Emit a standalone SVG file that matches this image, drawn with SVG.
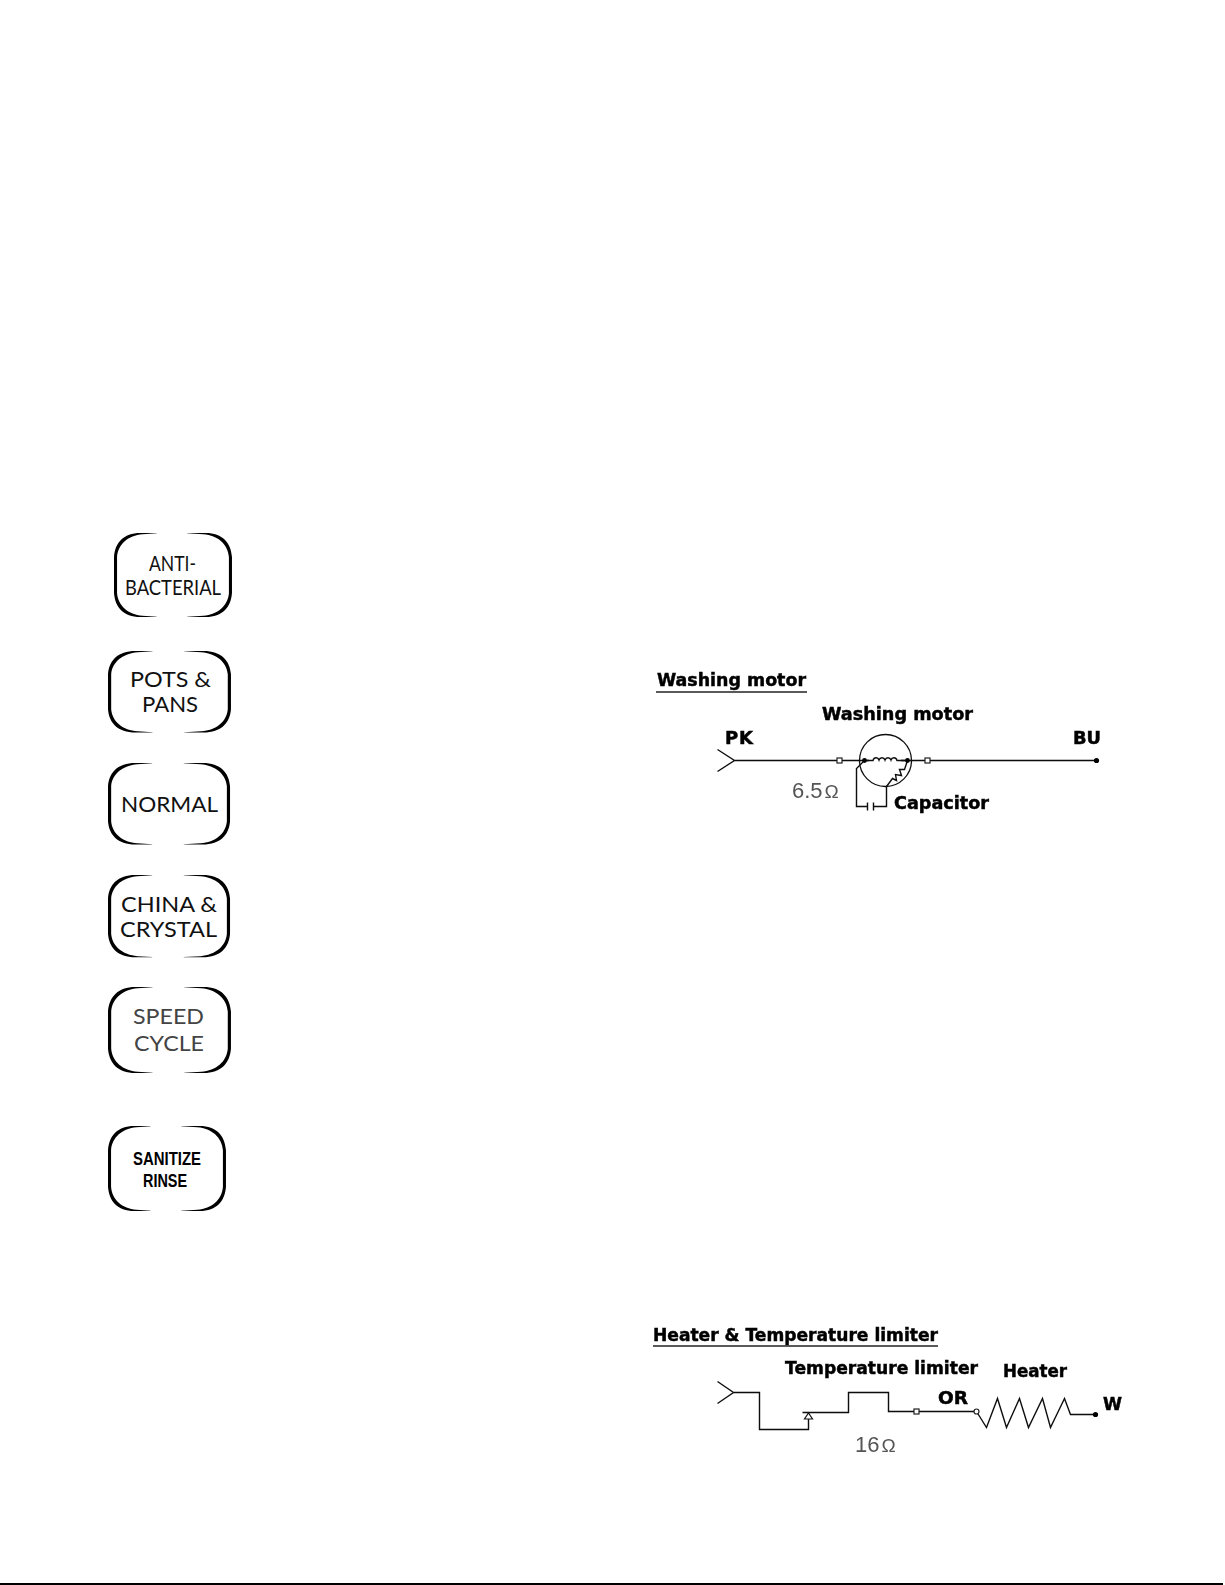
<svg xmlns="http://www.w3.org/2000/svg" xmlns:xlink="http://www.w3.org/1999/xlink" width="1225" height="1585" viewBox="0 0 1225 1585">
<style>
.btn{font-family:Lato,"Open Sans",sans-serif;font-weight:400;font-size:22px;fill:#111}
.grey{fill:#444}
.san{font-family:"Liberation Sans",sans-serif;font-weight:700;font-size:18px;fill:#000}
.lab{font-family:"DejaVu Sans",sans-serif;font-weight:700;font-size:18px;fill:#000;stroke:#000;stroke-width:.5}
.ohm{font-family:"Liberation Sans",sans-serif;font-size:22px;fill:#555}
.w{fill:none;stroke:#111;stroke-width:1.4;stroke-linejoin:miter}
.t{fill:#fff;stroke:#222;stroke-width:1.2}
.d{fill:#000}
.u{stroke:#222;stroke-width:1.6}
.soft{filter:url(#soft)}
</style>
<defs>
<filter id="soft" x="-5%" y="-20%" width="110%" height="140%"><feGaussianBlur stdDeviation=".35"/></filter>
<path id="frame" fill="#000" d="M42,0 L26,0 C9,0 1,10 0,24 L0,60 C1,74 9,84 26,84 L42,84 L42,83.7 L28,82.8 C14,81.5 4,73 3,60 L3,24 C4,11 14,2.5 28,1.2 L42,.3 Z M72,0 L90,0 C107,0 115,10 116,24 L116,60 C115,74 107,84 90,84 L72,84 L72,83.7 L88,82.8 C102,81.5 112,73 113,60 L113,24 C112,11 102,2.5 88,1.2 L72,.3 Z"/>
</defs>
<rect width="1225" height="1585" fill="#fff"/>

<g id="btn-antibacterial"><use xlink:href="#frame" transform="translate(114 533) scale(1.017 1)"/>
<text class="btn" x="149" y="571" textLength="47" lengthAdjust="spacingAndGlyphs">ANTI-</text>
<text class="btn" x="125" y="595" textLength="96" lengthAdjust="spacingAndGlyphs">BACTERIAL</text></g>
<g id="btn-pots"><use xlink:href="#frame" transform="translate(108 651) scale(1.06 .97)"/>
<text class="btn" x="130" y="687" textLength="81" lengthAdjust="spacingAndGlyphs">POTS &amp;</text>
<text class="btn" x="142" y="712" textLength="56" lengthAdjust="spacingAndGlyphs">PANS</text></g>
<g id="btn-normal"><use xlink:href="#frame" transform="translate(108 763) scale(1.052 .97)"/>
<text class="btn" x="121" y="812" textLength="97" lengthAdjust="spacingAndGlyphs">NORMAL</text></g>
<g id="btn-china"><use xlink:href="#frame" transform="translate(108 875) scale(1.052 .98)"/>
<text class="btn" x="121" y="912" textLength="96" lengthAdjust="spacingAndGlyphs">CHINA &amp;</text>
<text class="btn" x="120" y="937" textLength="97" lengthAdjust="spacingAndGlyphs">CRYSTAL</text></g>
<g id="btn-speed"><use xlink:href="#frame" transform="translate(108 987) scale(1.06 1.024)"/>
<text class="btn grey" x="133" y="1024" textLength="71" lengthAdjust="spacingAndGlyphs">SPEED</text>
<text class="btn grey" x="134" y="1051" textLength="70" lengthAdjust="spacingAndGlyphs">CYCLE</text></g>
<g id="btn-sanitize"><use xlink:href="#frame" transform="translate(108 1126) scale(1.017 1.012)"/>
<text class="san" x="133" y="1165" textLength="68" lengthAdjust="spacingAndGlyphs">SANITIZE</text>
<text class="san" x="143" y="1187" textLength="44" lengthAdjust="spacingAndGlyphs">RINSE</text></g>

<g id="connectors" class="soft" transform="translate(.5 .5)">
<path class="w" d="M717,749 L734,760 L717,771 M734,760 H1096"/>
<path class="w" d="M864,760 L856,768 V806 H867 M873,806 H886 V786"/>
<path class="w" d="M867,802 V810 M873,802 V810"/>
<path class="w" d="M886,786 L892,778 L896,780 L895,774 L901,775 L899,769 L904,769 L907,760"/>
<path class="w" d="M717,1381 L733,1392 L717,1403 M733,1392 H759 V1429 H808 V1412 M802,1412 H848 V1392 H888 V1411 H974"/>
<path class="w" d="M976,1411 L986,1427 L997,1398 L1006,1427 L1019,1398 L1028,1427 L1042,1398 L1050,1427 L1064,1398 L1070,1414 H1095"/>
</g>

<g id="washing-motor-section" class="soft">
<text class="lab" x="657" y="686" textLength="149" lengthAdjust="spacingAndGlyphs">Washing motor</text>
<line class="u" x1="656" y1="692" x2="807" y2="692"/>
</g>
<g id="washing-motor" class="soft">
<text class="lab" x="822" y="720" textLength="151" lengthAdjust="spacingAndGlyphs">Washing motor</text>
<circle cx="885.5" cy="760.5" r="26" fill="none" stroke="#111" stroke-width="1.3"/>
<path fill="#fff" d="M869,758 H901 V763 H869 Z"/>
<path class="w" d="M864,760.5 H873 C874,757 878,757 879,760 C880,757 884,757 885,760 C886,757 890,757 891,760 C892,757 896,757 897,760.5 H907"/>
<circle class="d" cx="864.5" cy="760.5" r="2.4"/><circle class="d" cx="907.5" cy="760.5" r="2.4"/>
</g>
<g id="pk-label" class="soft"><text class="lab" x="725" y="744" textLength="28" lengthAdjust="spacing">PK</text></g>
<g id="bu-terminal" class="soft"><text class="lab" x="1073" y="744" textLength="28" lengthAdjust="spacingAndGlyphs">BU</text><circle class="d" cx="1096.5" cy="760.5" r="2.6"/></g>
<g id="terminals-motor" class="soft"><rect class="t" x="837" y="758" width="5" height="5"/><rect class="t" x="925" y="758" width="5" height="5"/></g>
<g id="resistance-motor" class="soft"><text class="ohm" x="792" y="798">6.5<tspan font-size="19" dx="2">Ω</tspan></text></g>
<g id="capacitor" class="soft"><text class="lab" x="894" y="809" textLength="95" lengthAdjust="spacingAndGlyphs">Capacitor</text></g>

<g id="heater-section" class="soft">
<text class="lab" x="653" y="1341" textLength="285" lengthAdjust="spacingAndGlyphs">Heater &amp; Temperature limiter</text>
<line class="u" x1="653" y1="1346" x2="938" y2="1346"/>
</g>
<g id="temperature-limiter" class="soft">
<text class="lab" x="785" y="1374" textLength="193" lengthAdjust="spacingAndGlyphs">Temperature limiter</text>
<path fill="#fff" stroke="#111" stroke-width="1.2" d="M808.5,1413 L812.5,1419 H804.5 Z"/>
</g>
<g id="heater" class="soft">
<text class="lab" x="1003" y="1377" textLength="64" lengthAdjust="spacingAndGlyphs">Heater</text>
<circle class="t" cx="976.5" cy="1411.5" r="2.5"/>
</g>
<g id="or-label" class="soft"><text class="lab" x="938" y="1404" textLength="30" lengthAdjust="spacingAndGlyphs">OR</text><rect class="t" x="914" y="1409" width="5" height="5"/></g>
<g id="w-terminal" class="soft"><text class="lab" x="1103" y="1410" textLength="19" lengthAdjust="spacingAndGlyphs">W</text><circle class="d" cx="1095.5" cy="1414.5" r="2.6"/></g>
<g id="resistance-heater" class="soft"><text class="ohm" x="855" y="1452">16<tspan font-size="19" dx="2">Ω</tspan></text></g>

<rect id="bottom-rule" x="0" y="1583" width="1223" height="2" fill="#000"/>
</svg>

Task goal: Repeat the data exactly in full, omitting its pictures.

Expected answer:
Emit a standalone SVG file that matches this image, drawn with SVG.
<svg xmlns="http://www.w3.org/2000/svg" xmlns:xlink="http://www.w3.org/1999/xlink" width="1225" height="1585" viewBox="0 0 1225 1585">
<style>
.btn{font-family:Lato,"Open Sans",sans-serif;font-weight:400;font-size:22px;fill:#111}
.grey{fill:#444}
.san{font-family:"Liberation Sans",sans-serif;font-weight:700;font-size:18px;fill:#000}
.lab{font-family:"DejaVu Sans",sans-serif;font-weight:700;font-size:18px;fill:#000;stroke:#000;stroke-width:.5}
.ohm{font-family:"Liberation Sans",sans-serif;font-size:22px;fill:#555}
.w{fill:none;stroke:#111;stroke-width:1.4;stroke-linejoin:miter}
.t{fill:#fff;stroke:#222;stroke-width:1.2}
.d{fill:#000}
.u{stroke:#222;stroke-width:1.6}
.soft{filter:url(#soft)}
</style>
<defs>
<filter id="soft" x="-5%" y="-20%" width="110%" height="140%"><feGaussianBlur stdDeviation=".35"/></filter>
<path id="frame" fill="#000" d="M42,0 L26,0 C9,0 1,10 0,24 L0,60 C1,74 9,84 26,84 L42,84 L42,83.7 L28,82.8 C14,81.5 4,73 3,60 L3,24 C4,11 14,2.5 28,1.2 L42,.3 Z M72,0 L90,0 C107,0 115,10 116,24 L116,60 C115,74 107,84 90,84 L72,84 L72,83.7 L88,82.8 C102,81.5 112,73 113,60 L113,24 C112,11 102,2.5 88,1.2 L72,.3 Z"/>
</defs>
<rect width="1225" height="1585" fill="#fff"/>

<g id="btn-antibacterial"><use xlink:href="#frame" transform="translate(114 533) scale(1.017 1)"/>
<text class="btn" x="149" y="571" textLength="47" lengthAdjust="spacingAndGlyphs">ANTI-</text>
<text class="btn" x="125" y="595" textLength="96" lengthAdjust="spacingAndGlyphs">BACTERIAL</text></g>
<g id="btn-pots"><use xlink:href="#frame" transform="translate(108 651) scale(1.06 .97)"/>
<text class="btn" x="130" y="687" textLength="81" lengthAdjust="spacingAndGlyphs">POTS &amp;</text>
<text class="btn" x="142" y="712" textLength="56" lengthAdjust="spacingAndGlyphs">PANS</text></g>
<g id="btn-normal"><use xlink:href="#frame" transform="translate(108 763) scale(1.052 .97)"/>
<text class="btn" x="121" y="812" textLength="97" lengthAdjust="spacingAndGlyphs">NORMAL</text></g>
<g id="btn-china"><use xlink:href="#frame" transform="translate(108 875) scale(1.052 .98)"/>
<text class="btn" x="121" y="912" textLength="96" lengthAdjust="spacingAndGlyphs">CHINA &amp;</text>
<text class="btn" x="120" y="937" textLength="97" lengthAdjust="spacingAndGlyphs">CRYSTAL</text></g>
<g id="btn-speed"><use xlink:href="#frame" transform="translate(108 987) scale(1.06 1.024)"/>
<text class="btn grey" x="133" y="1024" textLength="71" lengthAdjust="spacingAndGlyphs">SPEED</text>
<text class="btn grey" x="134" y="1051" textLength="70" lengthAdjust="spacingAndGlyphs">CYCLE</text></g>
<g id="btn-sanitize"><use xlink:href="#frame" transform="translate(108 1126) scale(1.017 1.012)"/>
<text class="san" x="133" y="1165" textLength="68" lengthAdjust="spacingAndGlyphs">SANITIZE</text>
<text class="san" x="143" y="1187" textLength="44" lengthAdjust="spacingAndGlyphs">RINSE</text></g>

<g id="connectors" class="soft" transform="translate(.5 .5)">
<path class="w" d="M717,749 L734,760 L717,771 M734,760 H1096"/>
<path class="w" d="M864,760 L856,768 V806 H867 M873,806 H886 V786"/>
<path class="w" d="M867,802 V810 M873,802 V810"/>
<path class="w" d="M886,786 L892,778 L896,780 L895,774 L901,775 L899,769 L904,769 L907,760"/>
<path class="w" d="M717,1381 L733,1392 L717,1403 M733,1392 H759 V1429 H808 V1412 M802,1412 H848 V1392 H888 V1411 H974"/>
<path class="w" d="M976,1411 L986,1427 L997,1398 L1006,1427 L1019,1398 L1028,1427 L1042,1398 L1050,1427 L1064,1398 L1070,1414 H1095"/>
</g>

<g id="washing-motor-section" class="soft">
<text class="lab" x="657" y="686" textLength="149" lengthAdjust="spacingAndGlyphs">Washing motor</text>
<line class="u" x1="656" y1="692" x2="807" y2="692"/>
</g>
<g id="washing-motor" class="soft">
<text class="lab" x="822" y="720" textLength="151" lengthAdjust="spacingAndGlyphs">Washing motor</text>
<circle cx="885.5" cy="760.5" r="26" fill="none" stroke="#111" stroke-width="1.3"/>
<path fill="#fff" d="M869,758 H901 V763 H869 Z"/>
<path class="w" d="M864,760.5 H873 C874,757 878,757 879,760 C880,757 884,757 885,760 C886,757 890,757 891,760 C892,757 896,757 897,760.5 H907"/>
<circle class="d" cx="864.5" cy="760.5" r="2.4"/><circle class="d" cx="907.5" cy="760.5" r="2.4"/>
</g>
<g id="pk-label" class="soft"><text class="lab" x="725" y="744" textLength="28" lengthAdjust="spacing">PK</text></g>
<g id="bu-terminal" class="soft"><text class="lab" x="1073" y="744" textLength="28" lengthAdjust="spacingAndGlyphs">BU</text><circle class="d" cx="1096.5" cy="760.5" r="2.6"/></g>
<g id="terminals-motor" class="soft"><rect class="t" x="837" y="758" width="5" height="5"/><rect class="t" x="925" y="758" width="5" height="5"/></g>
<g id="resistance-motor" class="soft"><text class="ohm" x="792" y="798">6.5<tspan font-size="19" dx="2">Ω</tspan></text></g>
<g id="capacitor" class="soft"><text class="lab" x="894" y="809" textLength="95" lengthAdjust="spacingAndGlyphs">Capacitor</text></g>

<g id="heater-section" class="soft">
<text class="lab" x="653" y="1341" textLength="285" lengthAdjust="spacingAndGlyphs">Heater &amp; Temperature limiter</text>
<line class="u" x1="653" y1="1346" x2="938" y2="1346"/>
</g>
<g id="temperature-limiter" class="soft">
<text class="lab" x="785" y="1374" textLength="193" lengthAdjust="spacingAndGlyphs">Temperature limiter</text>
<path fill="#fff" stroke="#111" stroke-width="1.2" d="M808.5,1413 L812.5,1419 H804.5 Z"/>
</g>
<g id="heater" class="soft">
<text class="lab" x="1003" y="1377" textLength="64" lengthAdjust="spacingAndGlyphs">Heater</text>
<circle class="t" cx="976.5" cy="1411.5" r="2.5"/>
</g>
<g id="or-label" class="soft"><text class="lab" x="938" y="1404" textLength="30" lengthAdjust="spacingAndGlyphs">OR</text><rect class="t" x="914" y="1409" width="5" height="5"/></g>
<g id="w-terminal" class="soft"><text class="lab" x="1103" y="1410" textLength="19" lengthAdjust="spacingAndGlyphs">W</text><circle class="d" cx="1095.5" cy="1414.5" r="2.6"/></g>
<g id="resistance-heater" class="soft"><text class="ohm" x="855" y="1452">16<tspan font-size="19" dx="2">Ω</tspan></text></g>

<rect id="bottom-rule" x="0" y="1583" width="1223" height="2" fill="#000"/>
</svg>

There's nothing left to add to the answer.